I’m going to repeat that now, because it is so stupid that I have to repeat it to make sure everyone gets it. The FBI agent’s plan…to stop the giant snake…is to let loose another giant snake. AND THEN WE CUT TO ATLANTIC CITY! where Broddick is meeting the big game hunters that he flew in the giant python for. AND THEN WE CUT TO BRODERICK’S PLANE! where Broddick is telling the hunters what’s going on. Now if only I could figure it out.

AND THEN WE CUT BACK TO WEST VIRGINIA! and the herpetologist’s lab. The FBI agent is explaining his plan, and the herpetologist calls it the stupidest plan he’s ever heard. Finally! Someone in this movie I can root for! Too bad he ruins it a few seconds later by going along with the plan. Well, he lasted as long as he could. They implant the giant boa with something I can’t be bothered to care about. MEANWHILE, IN PENNSYLVANIA, the snake has escaped the sewer tunnels (which thankfully prevents this from becoming a sequel to Sewer Shark) due to the FBI’s failure to in any way secure the manhole cover. After the reporter has a fight with the camera man, this Alton Brown looking motherfucker wanders off and gets his ass eaten! That moment, the very second when I realize that I never have to see him again in this movie…priceless.

AND BACK TO WEST VIRGINIA! for the herpetologist to make an impassioned plea for the FBI to not hunt down and kill the giant python, which might have worked better IF THE PYTHON HADN’T EATEN FOUR PEOPLE BY THIS POINT IN THE MOVIE! AND BACK TO PENNSYLVANIA! to witness the big game hunters getting ready for the big hunt and the FBI putting the giant boa implanted with cameras and microphones into the sewer system. Huh. Guess this is going to turn into a Sewer Shark sequel. And then there’s an extended sequence with the hunters wandering around in the woods, but I could not possibly give less of a shit. I know this for a fact; I’m actively trying to care less about the whole plot line with the hunters but I just-I can’t do it. I’m only one man!

I’m just going to go ahead and wrap this up with information from Wikipedia. Brodick and the hunters go into the treatment plant and find the boa guarding eggs.

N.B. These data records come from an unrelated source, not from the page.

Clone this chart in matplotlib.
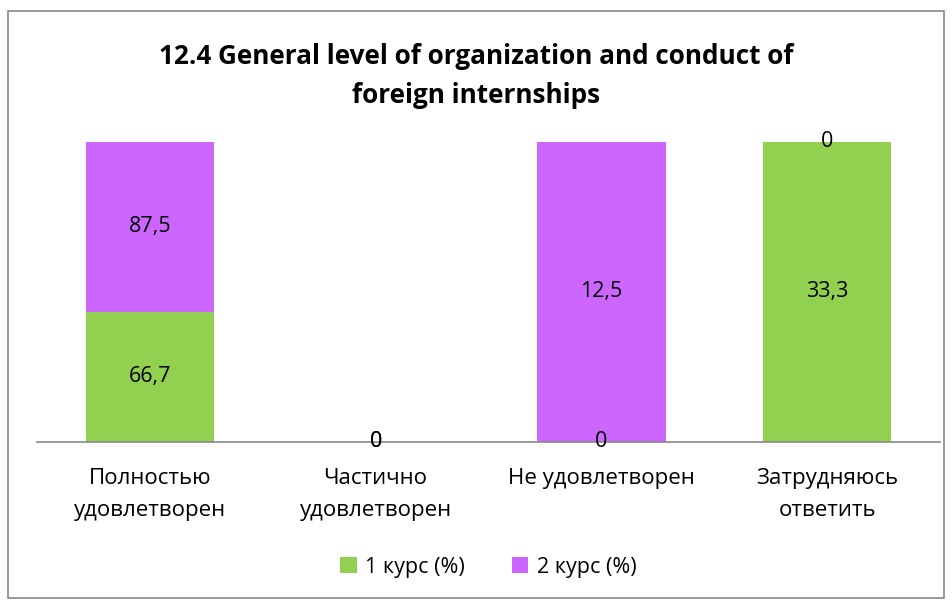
import numpy as np
import matplotlib.pyplot as plt
from matplotlib.patches import Rectangle

plt.rcParams['font.family'] = ['Open Sans', 'DejaVu Sans']

categories = ['Полностью\nудовлетворен', 'Частично\nудовлетворен', 'Не удовлетворен', 'Затрудняюсь\nответить']
series_names = ['1 курс (%)', '2 курс (%)']
kurs1 = [66.7, 0, 0, 33.3]
kurs2 = [87.5, 0, 12.5, 0]
labels1 = ['66,7', '0', '0', '33,3']
labels2 = ['87,5', '0', '12,5', '0']
colors = ['#92D050', '#CC66FF']

k1 = np.array(kurs1)
k2 = np.array(kurs2)
tot = k1 + k2
tot_safe = np.where(tot == 0, 1, tot)
p1 = k1 / tot_safe * 100
p2 = k2 / tot_safe * 100

fig = plt.figure(figsize=(9.53, 6.0), dpi=100)
fig.patches.append(Rectangle((8/953, 1 - 598/600), 936/953, 587/600, transform=fig.transFigure,
                             fill=False, edgecolor='#888888', linewidth=1.2))

ax = fig.add_axes([37/953, 1 - 441.5/600, 903/953, 300/600])
x = np.arange(len(categories))
w = 0.57
ax.bar(x, p1, width=w, color=colors[0], label=series_names[0])
ax.bar(x, p2, width=w, bottom=p1, color=colors[1], label=series_names[1])

for i in range(len(categories)):
    ax.text(x[i], p1[i] / 2, labels1[i], ha='center', va='center', fontsize=15.5)
    ax.text(x[i], p1[i] + p2[i] / 2, labels2[i], ha='center', va='center', fontsize=15.5)

ax.set_xlim(-0.5, len(categories) - 0.5)
ax.set_ylim(0, 100)
ax.set_yticks([])
ax.set_xticks(x)
ax.set_xticklabels(categories, fontsize=16, linespacing=1.7)
ax.tick_params(axis='x', length=0, pad=19)
for s in ['top', 'right', 'left']:
    ax.spines[s].set_visible(False)
ax.spines['bottom'].set_color('#888888')
ax.spines['bottom'].set_linewidth(1.2)

fig.text(0.5, 1 - 76/600, '12.4 General level of organization and conduct of\nforeign internships',
         ha='center', va='center', fontsize=18.8, fontweight='bold', linespacing=1.55)

ax.legend(loc='center', bbox_to_anchor=(0.5, (441.5 - 567) / 300), ncol=2, frameon=False,
          fontsize=15.5, handlelength=0.75, handleheight=0.75, handletextpad=0.4, columnspacing=2.2)

plt.savefig('out.png', dpi=100)
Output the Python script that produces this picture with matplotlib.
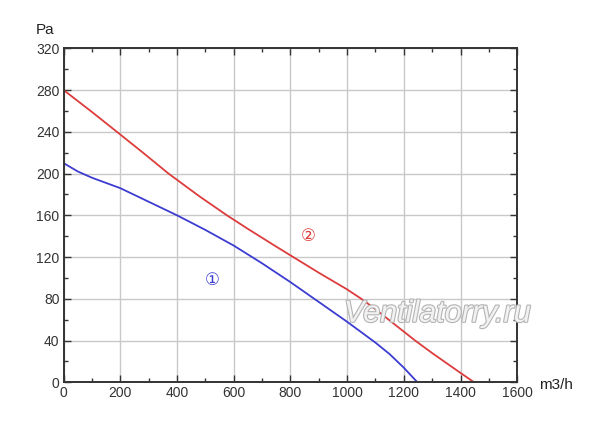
import matplotlib
matplotlib.use("Agg")
import matplotlib.pyplot as plt
import matplotlib.patheffects as pe
from matplotlib.ticker import MultipleLocator

plt.rcParams['font.family'] = ['Liberation Sans', 'DejaVu Sans']

## curve 1 (blue)
flow_1 = [0, 50, 100, 200, 300, 400, 500, 600, 700, 800, 900, 1000, 1100, 1150,
          1200, 1248]
pressure_1 = [210, 202, 196, 186, 173, 160, 146, 131, 114, 96, 77, 58, 38, 27,
              14, 0]

## curve 2 (red)
flow_2 = [0, 100, 188, 280, 370, 400, 480, 576, 650, 750, 810, 900, 1000, 1050,
          1100, 1240, 1300, 1400, 1448]
pressure_2 = [280, 259, 240, 220, 200, 194, 178, 160, 147, 130, 120, 105, 89, 80,
              70, 40, 28, 9, 0]

x_ticks = [0, 200, 400, 600, 800, 1000, 1200, 1400, 1600]
y_ticks = [0, 40, 80, 120, 160, 200, 240, 280, 320]

fig = plt.figure(figsize=(6, 4.26), dpi=100)
ax = fig.add_axes([0.106, 0.1026, 0.756, 0.784])

ax.plot(flow_1, pressure_1, color='#3c3cd2', lw=1.3)
ax.plot(flow_2, pressure_2, color='#dc3c3c', lw=1.3)

## curve labels
ax.text(524, 98, '\u2460', color='#3c3cd2', fontsize=12, ha='center', va='center',
        family=['DejaVu Sans'])
ax.text(863, 140, '\u2461', color='#dc3c3c', fontsize=12, ha='center', va='center',
        family=['DejaVu Sans'])

## watermark
ax.text(1318, 58, 'Ventilatorry.ru', color='#f2f2f2', fontsize=22, style='italic',
        ha='center', va='baseline',
        path_effects=[pe.withStroke(linewidth=1.6, foreground='#b4b4b4')])

## axes styling
ax.set_xlim(0, 1600)
ax.set_ylim(0, 320)
ax.set_xticks(x_ticks)
ax.set_yticks(y_ticks)
ax.xaxis.set_minor_locator(MultipleLocator(100))
ax.yaxis.set_minor_locator(MultipleLocator(20))
ax.tick_params(which='both', direction='in', top=True, right=True,
               color='#333333', labelsize=10, labelcolor='#333333', pad=3)
ax.tick_params(which='major', length=5, width=1)
ax.tick_params(which='minor', length=3, width=1)
ax.grid(True, which='major', color='#c8c8c8', lw=1)
for s in ax.spines.values():
    s.set_color('#333333')
    s.set_linewidth(1.4)

fig.text(45 / 600, 1 - 30 / 426, 'Pa', fontsize=11, ha='center', va='center', color='#222222')
fig.text(556 / 600, 1 - 385 / 426, 'm3/h', fontsize=11, ha='center', va='center', color='#222222')

fig.savefig('out.png', dpi=100)
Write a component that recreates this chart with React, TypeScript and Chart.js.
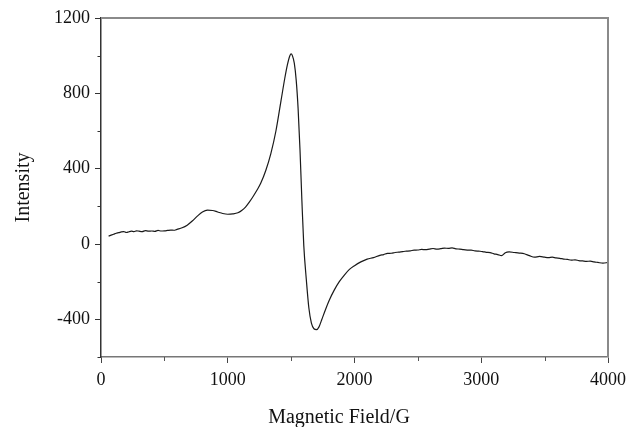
import React, { useEffect, useRef } from 'react';
import { Chart, registerables } from 'chart.js';

Chart.register(...registerables);

// Magnetic field (G)
const fieldG = [
  60, 80, 100, 120, 140, 160, 180, 200, 220, 240, 260, 280, 300, 325, 350, 375, 400, 425, 450,
  475, 500, 525, 550, 575, 600, 640, 680, 720, 760, 800,
  840, 880, 920, 960, 1000, 1040, 1080, 1110, 1140, 1170, 1200, 1230, 1260, 1300, 1340, 1380,
  1420, 1450, 1470, 1490, 1500, 1510, 1525, 1540, 1555, 1570, 1585, 1600, 1620, 1640, 1660,
  1680, 1700, 1720, 1740, 1770, 1800, 1840, 1880, 1920, 1960, 2000, 2050, 2100, 2150, 2200,
  2230, 2260, 2290, 2320, 2350, 2380, 2410, 2440, 2470, 2500, 2530, 2560, 2590, 2620, 2650,
  2680, 2710, 2740, 2770, 2800, 2830, 2860, 2890, 2920, 2950, 2980, 3010, 3040, 3070, 3100,
  3130, 3160, 3190, 3220, 3260, 3300, 3340, 3380, 3420, 3460, 3500, 3530, 3560, 3590, 3620,
  3650, 3680, 3710, 3740, 3770, 3800, 3830, 3860, 3890, 3920, 3960, 4000,
];

// EPR intensity
const intensity = [
  42, 47, 52, 57, 60, 64, 66, 61, 65, 68, 66, 70, 68, 66, 71, 68, 69, 67, 72,
  69, 70, 72, 74, 73, 78, 86, 100, 122, 148, 170,
  180, 178, 170, 162, 158, 160, 166, 178, 196, 222, 252, 285, 322, 390, 480, 600,
  760, 880, 950, 1000, 1010, 1000, 960, 870, 720, 500, 230, -10, -190, -340, -420,
  -450, -455, -440, -405, -350, -300, -245, -200, -165, -135, -115, -95, -80, -72, -60,
  -56, -50, -49, -45, -43, -40, -38, -36, -33, -32, -29, -30, -27, -24, -27,
  -25, -22, -23, -21, -26, -27, -30, -32, -33, -36, -38, -40, -44, -46, -52,
  -56, -62, -46, -42, -45, -48, -52, -62, -70, -66, -70, -72, -70, -74, -76,
  -80, -82, -86, -84, -88, -90, -92, -91, -95, -98, -102, -98, -100,
];

const xMajorStep = 1000;
const xMinorStep = 500;
const yMajorStep = 400;
const yMinorStep = 200;
const xRange = [0, 4000];
const yRange = [-600, 1200];
const xTitle = 'Magnetic Field/G';
const yTitle = 'Intensity';

const FONT = '"Liberation Serif", "Times New Roman", serif';

const framePlugin = {
  id: 'framePlugin',
  afterDraw(chart: any) {
    const { ctx, chartArea: a, scales } = chart;
    ctx.save();
    // top & right frame
    ctx.strokeStyle = '#8a8a8a';
    ctx.lineWidth = 2;
    ctx.beginPath();
    ctx.moveTo(a.left, a.top);
    ctx.lineTo(a.right, a.top);
    ctx.lineTo(a.right, a.bottom);
    ctx.stroke();

    // minor ticks
    ctx.lineWidth = 1;
    ctx.strokeStyle = '#333';
    for (let v = yRange[0]; v <= yRange[1]; v += yMinorStep) {
      if (v % yMajorStep === 0) continue;
      const py = Math.round(scales.y.getPixelForValue(v)) + 0.5;
      ctx.beginPath();
      ctx.moveTo(a.left - 3.5, py);
      ctx.lineTo(a.left, py);
      ctx.stroke();
    }
    ctx.strokeStyle = '#555';
    for (let v = xRange[0]; v <= xRange[1]; v += xMinorStep) {
      if (v % xMajorStep === 0) continue;
      const px = Math.round(scales.x.getPixelForValue(v)) + 0.5;
      ctx.beginPath();
      ctx.moveTo(px, a.bottom);
      ctx.lineTo(px, a.bottom + 4);
      ctx.stroke();
    }

    // titles
    ctx.fillStyle = '#111';
    ctx.font = `20px ${FONT}`;
    ctx.textAlign = 'center';
    ctx.textBaseline = 'alphabetic';
    ctx.fillText(xTitle, (a.left + a.right) / 2 - 15.5, chart.height - 4);

    ctx.translate(28.5, (a.top + a.bottom) / 2);
    ctx.rotate(-Math.PI / 2);
    ctx.fillText(yTitle, 0, 0);
    ctx.restore();
  },
};

export default function App() {
  const ref = useRef<HTMLCanvasElement | null>(null);

  useEffect(() => {
    if (!ref.current) return;
    const data = fieldG.map((x, i) => ({ x, y: intensity[i] }));
    const chart = new Chart(ref.current, {
      type: 'scatter',
      data: {
        datasets: [
          {
            data,
            showLine: true,
            borderColor: '#1a1a1a',
            borderWidth: 1.2,
            pointRadius: 0,
            cubicInterpolationMode: 'monotone',
            fill: false,
          } as any,
        ],
      },
      options: {
        animation: false,
        responsive: false,
        devicePixelRatio: 1,
        layout: { padding: { top: 18, right: 19, left: 0, bottom: 0 } },
        plugins: { legend: { display: false }, tooltip: { enabled: false } },
        scales: {
          x: {
            type: 'linear',
            min: xRange[0],
            max: xRange[1],
            afterFit: (s: any) => {
              s.height = 70;
              s.paddingLeft = 0;
              s.paddingRight = 0;
            },
            border: { color: '#777', width: 1.5 },
            grid: {
              drawOnChartArea: false,
              tickLength: 6,
              tickWidth: 1,
              tickColor: (c: any) => (c.tick && c.tick.value % xMajorStep === 0 ? '#444' : 'rgba(0,0,0,0)'),
            },
            ticks: {
              stepSize: xMinorStep,
              autoSkip: false,
              maxRotation: 0,
              padding: 6,
              color: '#111',
              font: { family: FONT, size: 18 },
              callback: (v: any) => (Number(v) % xMajorStep === 0 ? String(v) : ''),
            },
          },
          y: {
            type: 'linear',
            min: yRange[0],
            max: yRange[1],
            afterFit: (s: any) => {
              s.width = 101;
              s.paddingTop = 0;
              s.paddingBottom = 0;
            },
            border: { color: '#333', width: 1.5 },
            grid: {
              drawOnChartArea: false,
              tickLength: 6,
              tickWidth: 1,
              tickColor: (c: any) => (c.tick && c.tick.value % yMajorStep === 0 ? '#333' : 'rgba(0,0,0,0)'),
            },
            ticks: {
              stepSize: yMinorStep,
              autoSkip: false,
              padding: 5,
              color: '#111',
              font: { family: FONT, size: 18 },
              callback: (v: any) => (Number(v) % yMajorStep === 0 ? String(v) : ''),
            },
          },
        },
      },
      plugins: [framePlugin],
    });
    return () => chart.destroy();
  }, []);

  return (
    <div style={{ position: 'absolute', left: 0, top: 0, width: 627, height: 427, background: '#fff' }}>
      <canvas ref={ref} width={627} height={427} style={{ display: 'block' }} />
    </div>
  );
}
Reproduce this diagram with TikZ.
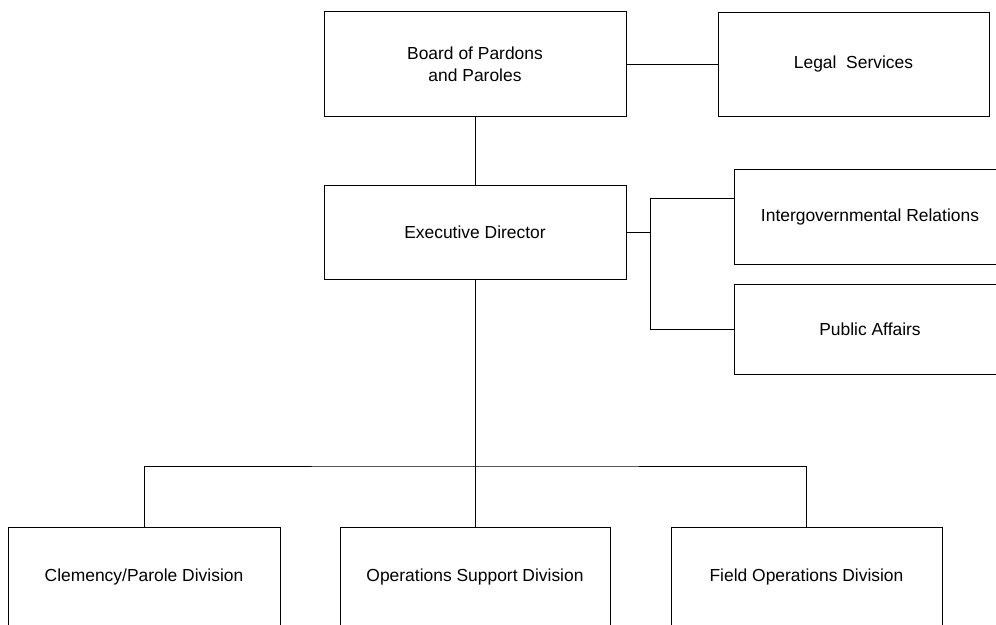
\documentclass[tikz,border=0pt]{standalone}
\usepackage{fontspec}
\setmainfont{Liberation Sans}
\begin{document}
\begin{tikzpicture}[x=0.025cm,y=-0.025cm,
  box/.style={draw=black,line width=0.6pt,fill=white,rectangle,inner sep=0pt,
    align=center,font=\fontsize{12.4}{15.5}\selectfont},
  link/.style={draw=black,line width=0.6pt}]
\useasboundingbox (0,0) rectangle (996,625);
\clip (0,0) rectangle (996,625);

% top tier
\node[box,minimum width=302*0.025cm,minimum height=105*0.025cm] (board) at (475,64) {Board of Pardons\\and Paroles};
\node[box,minimum width=271*0.025cm,minimum height=104*0.025cm] (legal) at (853.5,64) {Legal\ \ Services};
\node[box,minimum width=302*0.025cm,minimum height=94*0.025cm] (exec) at (475,232) {Executive Director};

% staff offices
\node[box,minimum width=272*0.025cm,minimum height=95*0.025cm] (igr) at (870,216.5) {Intergovernmental Relations};
\node[box,minimum width=272*0.025cm,minimum height=90*0.025cm] (pa) at (870,329) {Public Affairs};

% divisions
\node[box,minimum width=272*0.025cm,minimum height=100*0.025cm] (clem) at (144,577) {Clemency/Parole Division};
\node[box,minimum width=270*0.025cm,minimum height=100*0.025cm] (ops) at (475,577) {Operations Support Division};
\node[box,minimum width=271*0.025cm,minimum height=100*0.025cm] (field) at (806.5,577) {Field Operations Division};

% junction points
\coordinate (sj) at (650,232);
\coordinate (sjtop) at (650,198);
\coordinate (bus) at (475,466);

% connectors
\draw[link] (board.east) -- (legal.west);
\draw[link] (board.south) -- (exec.north);
\draw[link] (exec.east) -- (sj);
\draw[link] (sj) -- (sjtop) -- (sjtop -| igr.west);
\draw[link] (sj) |- (pa.west);
\draw[link] (exec.south) -- (ops.north);
\draw[link] (clem.north) |- (bus) -| (field.north);
\end{tikzpicture}
\end{document}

The soldier encounter the boa with their guns that the production team couldn’t even bother to put blanks in, and after they remember, there is a firefight…

…with Broddick’s girlfriend who I don’t care about getting constricted to death by the boa, causing Broddick to lose his shit. They follow the two snakes to a nightclub where Broddick flips the fuck out with a flame thrower and is promptly killed by the two snakes. The snakes fight on subway tracks, with the python being beheaded by a subway train. As this happens, the scarlet boa escapes, and the marine biologist and herpetologist head back into the tunnels to get the snake and her eggs out in an obvious sequel bait ending.

I now understand Richard Nixon having an enemies list. Because, after watching this shit-fest, I too now have an enemies list. It’s called anyone who had anything to do on any level with this fucking movie. I thank God that nothing ever came of this sequel. Every part of this movie is fucking terrible. The cast clearly doesn’t want to be here, the writer completely fails at anything approaching coherence, and if it takes the rest of my life, I swear to Aisha, I will hunt down everyone involved in this movie and punch them straight in the crotch. Oh, and for an extra special helping of bullshit, take a look at that DVD box again. Almost every square inch of that cover is a blatant lie. There are two snakes, and they do look like they do on the case. Everything else is a horrible fucking lie. The helicopter never appears, the snakes never fight in front of buildings (hell, they don’t fight period until five sixths of the way through the movie), and the snakes are not that big. And the other mistake on the cover: look at the snakes again. Notice how they both have visible jutting teeth despite being constrictor snakes who don’t have teeth like that.

Jesus tap-dancing Christ on a communion cracker.